TASK INSTRUCTIONS
Take the material below and retype it in full; pictures are left out.

** START OF SOURCE DATA **

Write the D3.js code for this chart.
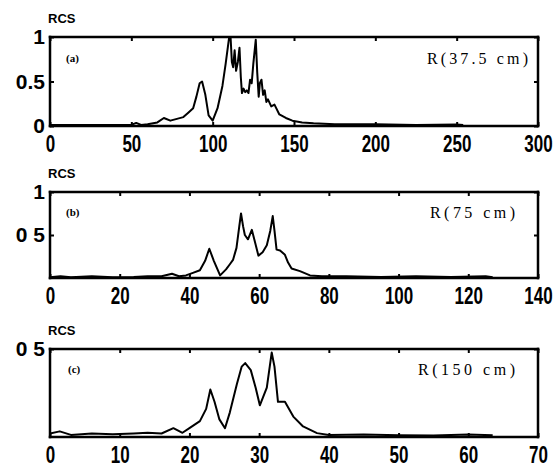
<!DOCTYPE html>
<html>
<head>
<meta charset="utf-8">
<script src="https://cdnjs.cloudflare.com/ajax/libs/d3/7.8.5/d3.min.js"></script>
<style>
  body { margin: 0; background: #fff; }
  svg text { fill: #000; }
  .tick text { font-family: "Liberation Sans", Arial, sans-serif; font-weight: bold; }
</style>
</head>
<body>
<svg id="chart" width="554" height="469"></svg>
<script>
// RCS vs range bin, three resolutions
var rcsA = [[0,0.01],[10,0.01],[20,0.012],[30,0.01],[40,0.01],[50,0.012],[53,0.035],[56,0.012],[60,0.02],[66,0.04],[70,0.09],[74,0.06],[78,0.08],[82,0.1],[85,0.15],[88,0.2],[90,0.33],[92,0.48],[93.5,0.5],[95.5,0.35],[97.5,0.12],[100,0.06],[103,0.2],[106,0.45],[108,0.7],[110,0.98],[111,1.0],[111.8,0.72],[112.6,0.66],[113.5,0.85],[114.4,0.62],[115.5,0.72],[116.5,0.88],[117.3,0.55],[118,0.37],[119,0.42],[120,0.38],[121,0.4],[122,0.37],[123,0.52],[124,0.48],[125,0.7],[126.5,0.97],[127.4,0.6],[128.3,0.33],[129,0.48],[130,0.52],[131,0.35],[132,0.4],[133,0.27],[134,0.3],[136,0.22],[138,0.24],[141,0.13],[145,0.09],[149,0.06],[155,0.04],[162,0.03],[175,0.02],[200,0.02],[225,0.012],[250,0.018],[254,0.01]];

var rcsB = [[0,0.01],[3,0.02],[6,0.01],[12,0.02],[18,0.01],[24,0.012],[28,0.02],[32,0.02],[35,0.05],[37,0.02],[39,0.03],[41,0.06],[43,0.09],[44.5,0.2],[45.7,0.34],[47,0.2],[48.8,0.03],[50.5,0.1],[51.6,0.16],[52.5,0.21],[53.5,0.35],[54.3,0.6],[54.8,0.75],[55.4,0.6],[55.9,0.5],[56.8,0.45],[57.9,0.56],[58.6,0.45],[59.8,0.26],[61,0.3],[62.2,0.38],[63.2,0.55],[63.9,0.72],[64.4,0.55],[65,0.33],[66,0.32],[67.4,0.27],[68.3,0.18],[69.3,0.11],[71.7,0.08],[74.6,0.03],[78,0.02],[85,0.02],[95,0.012],[105,0.02],[115,0.012],[125,0.02],[127,0.01]];

var rcsC = [[0,0.02],[1.4,0.032],[3,0.012],[6,0.02],[9,0.016],[12,0.02],[14,0.024],[16,0.02],[17.7,0.05],[19,0.024],[20,0.05],[21.5,0.09],[22.4,0.16],[23,0.27],[23.6,0.2],[24.3,0.1],[25.1,0.05],[25.8,0.14],[26.8,0.3],[27.5,0.4],[28,0.42],[28.8,0.38],[29.5,0.28],[30.1,0.18],[31.1,0.28],[31.8,0.48],[32.2,0.4],[32.7,0.2],[33.7,0.2],[34.9,0.116],[36.3,0.06],[38.3,0.022],[40,0.012],[45,0.014],[50,0.01],[55,0.008],[60,0.014],[63.5,0.01]];

var xTicksA = [0, 50, 100, 150, 200, 250, 300];
var xTicksB = [0, 20, 40, 60, 80, 100, 120, 140];
var xTicksC = [0, 10, 20, 30, 40, 50, 60, 70];
var yTicksA = [0, 0.5, 1];
var yTicksB = [0.5, 1];
var yTicksC = [0.5];
var yLabelsA = ['0', '0.5', '1'];
var yLabelsB = ['0 5', '1'];
var yLabelsC = ['0 5'];
var panelTags = ['(a)', '(b)', '(c)'];
var rangeTags = ['R(37.5 cm)', 'R(75 cm)', 'R(150 cm)'];

var svg = d3.select('#chart');
var left = 50, right = 538;
var bw = 2.5; // frame line width

var panels = [
  {data: rcsA, xMax: 300, yMax: 1, top: 37, bottom: 126, xt: xTicksA, yt: yTicksA, yl: yLabelsA, tx: 66, rx: 427, rw: 101, ty: 58},
  {data: rcsB, xMax: 140, yMax: 1, top: 192, bottom: 278, xt: xTicksB, yt: yTicksB, yl: yLabelsB, tx: 66, rx: 430, rw: 85, ty: 212},
  {data: rcsC, xMax: 70, yMax: 0.5, top: 349, bottom: 437, xt: xTicksC, yt: yTicksC, yl: yLabelsC, tx: 68, rx: 418, rw: 97, ty: 369}
];

panels.forEach(function(p, i) {
  var x = d3.scaleLinear().domain([0, p.xMax]).range([left, right]);
  var y = d3.scaleLinear().domain([0, p.yMax]).range([p.bottom, p.top]);
  var g = svg.append('g');

  // frame edges as thin filled bars
  var x0 = x(0), x1 = x(p.xMax), y0 = y(0), y1 = y(p.yMax);
  var bars = [
    [x0 - bw / 2, y1 - bw / 2, x1 - x0 + bw, bw],
    [x0 - bw / 2, y0 - bw / 2, x1 - x0 + bw, bw],
    [x0 - bw / 2, y1 - bw / 2, bw, y0 - y1 + bw],
    [x1 - bw / 2, y1 - bw / 2, bw, y0 - y1 + bw]
  ];
  g.selectAll('rect.frame').data(bars).enter().append('rect')
      .attr('class', 'frame')
      .attr('x', function(d) { return d[0]; })
      .attr('y', function(d) { return d[1]; })
      .attr('width', function(d) { return d[2]; })
      .attr('height', function(d) { return d[3]; })
      .attr('fill', 'black');

  // data line
  g.append('path')
      .datum(p.data)
      .attr('fill', 'none')
      .attr('stroke', 'black')
      .attr('stroke-width', 2)
      .attr('stroke-linejoin', 'round')
      .attr('d', d3.line().x(function(d) { return x(d[0]); }).y(function(d) { return y(d[1]); }));

  // bottom + top axes (ticks point inward)
  var xb = g.append('g').attr('transform', 'translate(0,' + p.bottom + ')')
      .call(d3.axisBottom(x).tickValues(p.xt).tickSize(-4).tickPadding(8));
  xb.selectAll('text').style('font-size', '20px').attr('transform', 'scale(0.85,1.15)');
  g.append('g').attr('transform', 'translate(0,' + p.top + ')')
      .call(d3.axisTop(x).tickValues(p.xt).tickSize(-4).tickFormat(''));

  // left + right axes
  var yl = g.append('g').attr('transform', 'translate(' + left + ',0)')
      .call(d3.axisLeft(y).tickValues(p.yt).tickSize(-4).tickPadding(5)
        .tickFormat(function(d, k) { return p.yl[k]; }));
  yl.selectAll('text').style('font-size', '21px');
  g.append('g').attr('transform', 'translate(' + right + ',0)')
      .call(d3.axisRight(y).tickValues(p.yt).tickSize(-4).tickFormat(''));

  g.selectAll('.domain').remove();
  g.selectAll('.tick line').attr('stroke', 'black').attr('stroke-width', 2);

  g.append('text')
      .attr('x', 48).attr('y', p.top - 14)
      .style('font', 'bold 13px "Liberation Sans", Arial, sans-serif')
      .text('RCS');

  g.append('text')
      .attr('x', p.tx).attr('y', p.ty + 4)
      .style('font', 'bold 11px "Liberation Serif", serif')
      .text(panelTags[i]);

  g.append('text')
      .attr('x', p.rx).attr('y', p.ty + 6)
      .attr('textLength', p.rw)
      .style('font', '16px "Liberation Serif", serif')
      .text(rangeTags[i]);
});
</script>
</body>
</html>
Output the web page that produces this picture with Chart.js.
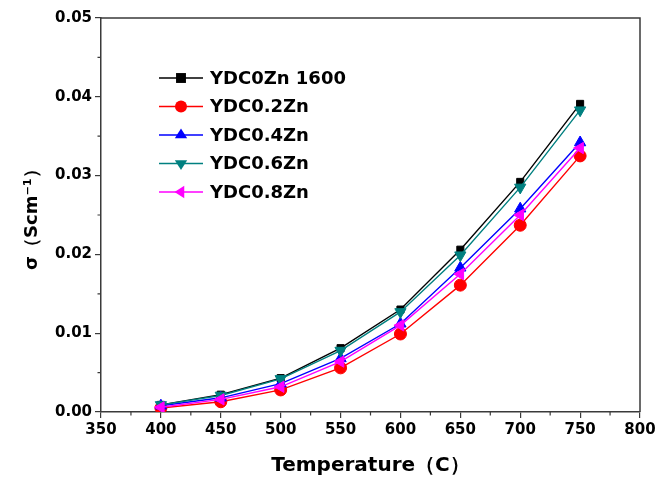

** END OF SOURCE DATA **

WRITTEN ANSWER
Write the D3.js code for this chart.
<!DOCTYPE html>
<html>
<head>
<meta charset="utf-8">
<script src="https://cdnjs.cloudflare.com/ajax/libs/d3/7.8.5/d3.min.js"></script>
<style>
  body { margin: 0; background: #fff; }
  svg text { fill: #000; }
  .tick text { font-family: "Liberation Sans", Arial, sans-serif; font-weight: bold; }
</style>
</head>
<body>
<svg id="chart" width="554" height="469"></svg>
<script>
// RCS vs range bin, three resolutions
var rcsA = [[0,0.01],[10,0.01],[20,0.012],[30,0.01],[40,0.01],[50,0.012],[53,0.035],[56,0.012],[60,0.02],[66,0.04],[70,0.09],[74,0.06],[78,0.08],[82,0.1],[85,0.15],[88,0.2],[90,0.33],[92,0.48],[93.5,0.5],[95.5,0.35],[97.5,0.12],[100,0.06],[103,0.2],[106,0.45],[108,0.7],[110,0.98],[111,1.0],[111.8,0.72],[112.6,0.66],[113.5,0.85],[114.4,0.62],[115.5,0.72],[116.5,0.88],[117.3,0.55],[118,0.37],[119,0.42],[120,0.38],[121,0.4],[122,0.37],[123,0.52],[124,0.48],[125,0.7],[126.5,0.97],[127.4,0.6],[128.3,0.33],[129,0.48],[130,0.52],[131,0.35],[132,0.4],[133,0.27],[134,0.3],[136,0.22],[138,0.24],[141,0.13],[145,0.09],[149,0.06],[155,0.04],[162,0.03],[175,0.02],[200,0.02],[225,0.012],[250,0.018],[254,0.01]];

var rcsB = [[0,0.01],[3,0.02],[6,0.01],[12,0.02],[18,0.01],[24,0.012],[28,0.02],[32,0.02],[35,0.05],[37,0.02],[39,0.03],[41,0.06],[43,0.09],[44.5,0.2],[45.7,0.34],[47,0.2],[48.8,0.03],[50.5,0.1],[51.6,0.16],[52.5,0.21],[53.5,0.35],[54.3,0.6],[54.8,0.75],[55.4,0.6],[55.9,0.5],[56.8,0.45],[57.9,0.56],[58.6,0.45],[59.8,0.26],[61,0.3],[62.2,0.38],[63.2,0.55],[63.9,0.72],[64.4,0.55],[65,0.33],[66,0.32],[67.4,0.27],[68.3,0.18],[69.3,0.11],[71.7,0.08],[74.6,0.03],[78,0.02],[85,0.02],[95,0.012],[105,0.02],[115,0.012],[125,0.02],[127,0.01]];

var rcsC = [[0,0.02],[1.4,0.032],[3,0.012],[6,0.02],[9,0.016],[12,0.02],[14,0.024],[16,0.02],[17.7,0.05],[19,0.024],[20,0.05],[21.5,0.09],[22.4,0.16],[23,0.27],[23.6,0.2],[24.3,0.1],[25.1,0.05],[25.8,0.14],[26.8,0.3],[27.5,0.4],[28,0.42],[28.8,0.38],[29.5,0.28],[30.1,0.18],[31.1,0.28],[31.8,0.48],[32.2,0.4],[32.7,0.2],[33.7,0.2],[34.9,0.116],[36.3,0.06],[38.3,0.022],[40,0.012],[45,0.014],[50,0.01],[55,0.008],[60,0.014],[63.5,0.01]];

var xTicksA = [0, 50, 100, 150, 200, 250, 300];
var xTicksB = [0, 20, 40, 60, 80, 100, 120, 140];
var xTicksC = [0, 10, 20, 30, 40, 50, 60, 70];
var yTicksA = [0, 0.5, 1];
var yTicksB = [0.5, 1];
var yTicksC = [0.5];
var yLabelsA = ['0', '0.5', '1'];
var yLabelsB = ['0 5', '1'];
var yLabelsC = ['0 5'];
var panelTags = ['(a)', '(b)', '(c)'];
var rangeTags = ['R(37.5 cm)', 'R(75 cm)', 'R(150 cm)'];

var svg = d3.select('#chart');
var left = 50, right = 538;
var bw = 2.5; // frame line width

var panels = [
  {data: rcsA, xMax: 300, yMax: 1, top: 37, bottom: 126, xt: xTicksA, yt: yTicksA, yl: yLabelsA, tx: 66, rx: 427, rw: 101, ty: 58},
  {data: rcsB, xMax: 140, yMax: 1, top: 192, bottom: 278, xt: xTicksB, yt: yTicksB, yl: yLabelsB, tx: 66, rx: 430, rw: 85, ty: 212},
  {data: rcsC, xMax: 70, yMax: 0.5, top: 349, bottom: 437, xt: xTicksC, yt: yTicksC, yl: yLabelsC, tx: 68, rx: 418, rw: 97, ty: 369}
];

panels.forEach(function(p, i) {
  var x = d3.scaleLinear().domain([0, p.xMax]).range([left, right]);
  var y = d3.scaleLinear().domain([0, p.yMax]).range([p.bottom, p.top]);
  var g = svg.append('g');

  // frame edges as thin filled bars
  var x0 = x(0), x1 = x(p.xMax), y0 = y(0), y1 = y(p.yMax);
  var bars = [
    [x0 - bw / 2, y1 - bw / 2, x1 - x0 + bw, bw],
    [x0 - bw / 2, y0 - bw / 2, x1 - x0 + bw, bw],
    [x0 - bw / 2, y1 - bw / 2, bw, y0 - y1 + bw],
    [x1 - bw / 2, y1 - bw / 2, bw, y0 - y1 + bw]
  ];
  g.selectAll('rect.frame').data(bars).enter().append('rect')
      .attr('class', 'frame')
      .attr('x', function(d) { return d[0]; })
      .attr('y', function(d) { return d[1]; })
      .attr('width', function(d) { return d[2]; })
      .attr('height', function(d) { return d[3]; })
      .attr('fill', 'black');

  // data line
  g.append('path')
      .datum(p.data)
      .attr('fill', 'none')
      .attr('stroke', 'black')
      .attr('stroke-width', 2)
      .attr('stroke-linejoin', 'round')
      .attr('d', d3.line().x(function(d) { return x(d[0]); }).y(function(d) { return y(d[1]); }));

  // bottom + top axes (ticks point inward)
  var xb = g.append('g').attr('transform', 'translate(0,' + p.bottom + ')')
      .call(d3.axisBottom(x).tickValues(p.xt).tickSize(-4).tickPadding(8));
  xb.selectAll('text').style('font-size', '20px').attr('transform', 'scale(0.85,1.15)');
  g.append('g').attr('transform', 'translate(0,' + p.top + ')')
      .call(d3.axisTop(x).tickValues(p.xt).tickSize(-4).tickFormat(''));

  // left + right axes
  var yl = g.append('g').attr('transform', 'translate(' + left + ',0)')
      .call(d3.axisLeft(y).tickValues(p.yt).tickSize(-4).tickPadding(5)
        .tickFormat(function(d, k) { return p.yl[k]; }));
  yl.selectAll('text').style('font-size', '21px');
  g.append('g').attr('transform', 'translate(' + right + ',0)')
      .call(d3.axisRight(y).tickValues(p.yt).tickSize(-4).tickFormat(''));

  g.selectAll('.domain').remove();
  g.selectAll('.tick line').attr('stroke', 'black').attr('stroke-width', 2);

  g.append('text')
      .attr('x', 48).attr('y', p.top - 14)
      .style('font', 'bold 13px "Liberation Sans", Arial, sans-serif')
      .text('RCS');

  g.append('text')
      .attr('x', p.tx).attr('y', p.ty + 4)
      .style('font', 'bold 11px "Liberation Serif", serif')
      .text(panelTags[i]);

  g.append('text')
      .attr('x', p.rx).attr('y', p.ty + 6)
      .attr('textLength', p.rw)
      .style('font', '16px "Liberation Serif", serif')
      .text(rangeTags[i]);
});
</script>
</body>
</html>
Output the web page that produces this picture with Chart.js.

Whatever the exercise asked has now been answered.